## COLLECTED DATA
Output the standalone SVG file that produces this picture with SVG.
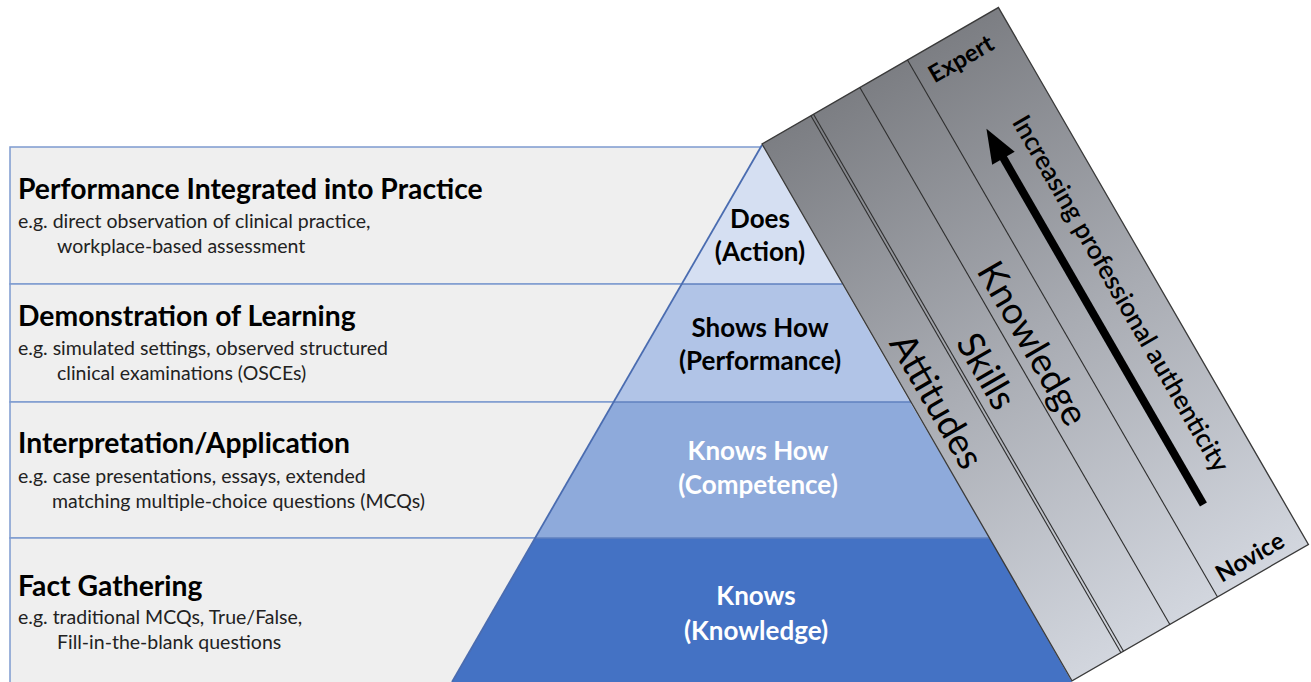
<svg xmlns="http://www.w3.org/2000/svg" width="1311" height="682" viewBox="0 0 1311 682">
<defs>
<linearGradient id="bandGrad" gradientUnits="userSpaceOnUse" x1="0" y1="0" x2="0" y2="620">
<stop offset="0" stop-color="#7c7e83"/>
<stop offset="0.5" stop-color="#a9acb3"/>
<stop offset="1" stop-color="#d2d6de"/>
</linearGradient>
<style>
.panel{fill:#efefef;stroke:#7e9bcf;stroke-width:1.5}
.h{font-family:Lato,"Liberation Sans",sans-serif;font-weight:bold;font-size:28.3px;fill:#000}
.s{font-family:Lato,"Liberation Sans",sans-serif;font-size:19.5px;fill:#222}
.p{font-family:Lato,"Liberation Sans",sans-serif;font-weight:bold;font-size:26px;text-anchor:middle}
.lvl{stroke:#5f80bf;stroke-width:1.5}
.div{stroke:#2e2e2e;stroke-width:1.1;fill:none}
.big{font-family:Lato,"Liberation Sans",sans-serif;font-size:37px;fill:#000;text-anchor:middle}
.lab{font-family:Lato,"Liberation Sans",sans-serif;font-weight:bold;font-size:24px;fill:#000;text-anchor:middle}
</style>
</defs>
<rect width="1311" height="682" fill="#ffffff"/>

<g id="panels">
<rect class="panel" x="10" y="147" width="900" height="137"/>
<rect class="panel" x="10" y="284" width="900" height="118"/>
<rect class="panel" x="10" y="402" width="900" height="136"/>
<rect class="panel" x="10" y="538" width="900" height="160"/>
</g>

<g id="panel-practice">
<text class="h" x="18" y="199">Performance Integrated into Practice</text>
<text class="s" x="18" y="228">e.g. direct observation of clinical practice,</text>
<text class="s" x="57" y="253">workplace-based assessment</text>
</g>
<g id="panel-demonstration">
<text class="h" x="18" y="326">Demonstration of Learning</text>
<text class="s" x="18" y="355">e.g. simulated settings, observed structured</text>
<text class="s" x="57" y="380">clinical examinations (OSCEs)</text>
</g>
<g id="panel-interpretation">
<text class="h" x="18" y="453">Interpretation/Application</text>
<text class="s" x="18" y="483">e.g. case presentations, essays, extended</text>
<text class="s" x="52" y="508">matching multiple-choice questions (MCQs)</text>
</g>
<g id="panel-fact">
<text class="h" x="18" y="596">Fact Gathering</text>
<text class="s" x="18" y="624">e.g. traditional MCQs, True/False,</text>
<text class="s" x="57" y="649">Fill-in-the-blank questions</text>
</g>

<g id="level-does">
<polygon points="762,145 682,284 842,284" fill="#d5dff2"/>
<text class="p" x="760" y="228" fill="#000">Does</text>
<text class="p" x="760" y="261" fill="#000">(Action)</text>
</g>
<g id="level-shows">
<polygon points="682,284 614,402 910,402 842,284" fill="#b1c4e7"/>
<text class="p" x="760" y="337" fill="#000">Shows How</text>
<text class="p" x="760" y="370" fill="#000">(Performance)</text>
</g>
<g id="level-knowshow">
<polygon points="614,402 535,538 990,538 910,402" fill="#8eaadb"/>
<text class="p" x="758" y="460" fill="#fff">Knows How</text>
<text class="p" x="758" y="494" fill="#fff">(Competence)</text>
</g>
<g id="level-knows">
<polygon points="535,538 452,682 1072,682 990,538" fill="#4472c4"/>
<text class="p" x="756" y="605" fill="#fff">Knows</text>
<text class="p" x="756" y="640" fill="#fff">(Knowledge)</text>
</g>
<g id="pyramid-lines">
<line class="lvl" x1="682" y1="284" x2="842" y2="284"/>
<line class="lvl" x1="614" y1="402" x2="910" y2="402"/>
<line class="lvl" x1="535" y1="538" x2="990" y2="538"/>
<line x1="762" y1="145" x2="452" y2="682" stroke="#4a6cb0" stroke-width="1.8"/>
</g>

<g id="band" transform="translate(762,144) rotate(-30)">
<rect x="0" y="0" width="273" height="620" fill="url(#bandGrad)" stroke="#3a3a3a" stroke-width="1.3"/>
<line class="div" x1="56.5" y1="0" x2="56.5" y2="620"/>
<line class="div" x1="59.5" y1="0" x2="59.5" y2="620"/>
<line class="div" x1="113" y1="0" x2="113" y2="620"/>
<line class="div" x1="168" y1="0" x2="168" y2="620"/>
<g id="band-attitudes"><text class="big" transform="translate(10,310) rotate(90)">Attitudes</text></g>
<g id="band-skills"><text class="big" transform="translate(68,309) rotate(90)">Skills</text></g>
<g id="band-knowledge"><text class="big" transform="translate(122,308) rotate(90)">Knowledge</text></g>
<g id="band-axis">
<rect x="198" y="128" width="8" height="405" fill="#000"/>
<polygon points="202,99 189,133 215,133" fill="#000"/>
<text transform="translate(227,309) rotate(90)" text-anchor="middle" font-family="Lato,'Liberation Sans',sans-serif" font-weight="600" font-size="26" fill="#000">Increasing professional authenticity</text>
</g>
<g id="band-expert"><text class="lab" x="215" y="34">Expert</text></g>
<g id="band-novice"><text class="lab" x="216" y="610">Novice</text></g>
</g>
</svg>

## WRITTEN REQUEST
Exclude the images and reproduce the remaining data exactly.

## RESULT OF THIS EXERCISE
Output the standalone SVG file that produces this picture with SVG.
<svg xmlns="http://www.w3.org/2000/svg" width="1311" height="682" viewBox="0 0 1311 682">
<defs>
<linearGradient id="bandGrad" gradientUnits="userSpaceOnUse" x1="0" y1="0" x2="0" y2="620">
<stop offset="0" stop-color="#7c7e83"/>
<stop offset="0.5" stop-color="#a9acb3"/>
<stop offset="1" stop-color="#d2d6de"/>
</linearGradient>
<style>
.panel{fill:#efefef;stroke:#7e9bcf;stroke-width:1.5}
.h{font-family:Lato,"Liberation Sans",sans-serif;font-weight:bold;font-size:28.3px;fill:#000}
.s{font-family:Lato,"Liberation Sans",sans-serif;font-size:19.5px;fill:#222}
.p{font-family:Lato,"Liberation Sans",sans-serif;font-weight:bold;font-size:26px;text-anchor:middle}
.lvl{stroke:#5f80bf;stroke-width:1.5}
.div{stroke:#2e2e2e;stroke-width:1.1;fill:none}
.big{font-family:Lato,"Liberation Sans",sans-serif;font-size:37px;fill:#000;text-anchor:middle}
.lab{font-family:Lato,"Liberation Sans",sans-serif;font-weight:bold;font-size:24px;fill:#000;text-anchor:middle}
</style>
</defs>
<rect width="1311" height="682" fill="#ffffff"/>

<g id="panels">
<rect class="panel" x="10" y="147" width="900" height="137"/>
<rect class="panel" x="10" y="284" width="900" height="118"/>
<rect class="panel" x="10" y="402" width="900" height="136"/>
<rect class="panel" x="10" y="538" width="900" height="160"/>
</g>

<g id="panel-practice">
<text class="h" x="18" y="199">Performance Integrated into Practice</text>
<text class="s" x="18" y="228">e.g. direct observation of clinical practice,</text>
<text class="s" x="57" y="253">workplace-based assessment</text>
</g>
<g id="panel-demonstration">
<text class="h" x="18" y="326">Demonstration of Learning</text>
<text class="s" x="18" y="355">e.g. simulated settings, observed structured</text>
<text class="s" x="57" y="380">clinical examinations (OSCEs)</text>
</g>
<g id="panel-interpretation">
<text class="h" x="18" y="453">Interpretation/Application</text>
<text class="s" x="18" y="483">e.g. case presentations, essays, extended</text>
<text class="s" x="52" y="508">matching multiple-choice questions (MCQs)</text>
</g>
<g id="panel-fact">
<text class="h" x="18" y="596">Fact Gathering</text>
<text class="s" x="18" y="624">e.g. traditional MCQs, True/False,</text>
<text class="s" x="57" y="649">Fill-in-the-blank questions</text>
</g>

<g id="level-does">
<polygon points="762,145 682,284 842,284" fill="#d5dff2"/>
<text class="p" x="760" y="228" fill="#000">Does</text>
<text class="p" x="760" y="261" fill="#000">(Action)</text>
</g>
<g id="level-shows">
<polygon points="682,284 614,402 910,402 842,284" fill="#b1c4e7"/>
<text class="p" x="760" y="337" fill="#000">Shows How</text>
<text class="p" x="760" y="370" fill="#000">(Performance)</text>
</g>
<g id="level-knowshow">
<polygon points="614,402 535,538 990,538 910,402" fill="#8eaadb"/>
<text class="p" x="758" y="460" fill="#fff">Knows How</text>
<text class="p" x="758" y="494" fill="#fff">(Competence)</text>
</g>
<g id="level-knows">
<polygon points="535,538 452,682 1072,682 990,538" fill="#4472c4"/>
<text class="p" x="756" y="605" fill="#fff">Knows</text>
<text class="p" x="756" y="640" fill="#fff">(Knowledge)</text>
</g>
<g id="pyramid-lines">
<line class="lvl" x1="682" y1="284" x2="842" y2="284"/>
<line class="lvl" x1="614" y1="402" x2="910" y2="402"/>
<line class="lvl" x1="535" y1="538" x2="990" y2="538"/>
<line x1="762" y1="145" x2="452" y2="682" stroke="#4a6cb0" stroke-width="1.8"/>
</g>

<g id="band" transform="translate(762,144) rotate(-30)">
<rect x="0" y="0" width="273" height="620" fill="url(#bandGrad)" stroke="#3a3a3a" stroke-width="1.3"/>
<line class="div" x1="56.5" y1="0" x2="56.5" y2="620"/>
<line class="div" x1="59.5" y1="0" x2="59.5" y2="620"/>
<line class="div" x1="113" y1="0" x2="113" y2="620"/>
<line class="div" x1="168" y1="0" x2="168" y2="620"/>
<g id="band-attitudes"><text class="big" transform="translate(10,310) rotate(90)">Attitudes</text></g>
<g id="band-skills"><text class="big" transform="translate(68,309) rotate(90)">Skills</text></g>
<g id="band-knowledge"><text class="big" transform="translate(122,308) rotate(90)">Knowledge</text></g>
<g id="band-axis">
<rect x="198" y="128" width="8" height="405" fill="#000"/>
<polygon points="202,99 189,133 215,133" fill="#000"/>
<text transform="translate(227,309) rotate(90)" text-anchor="middle" font-family="Lato,'Liberation Sans',sans-serif" font-weight="600" font-size="26" fill="#000">Increasing professional authenticity</text>
</g>
<g id="band-expert"><text class="lab" x="215" y="34">Expert</text></g>
<g id="band-novice"><text class="lab" x="216" y="610">Novice</text></g>
</g>
</svg>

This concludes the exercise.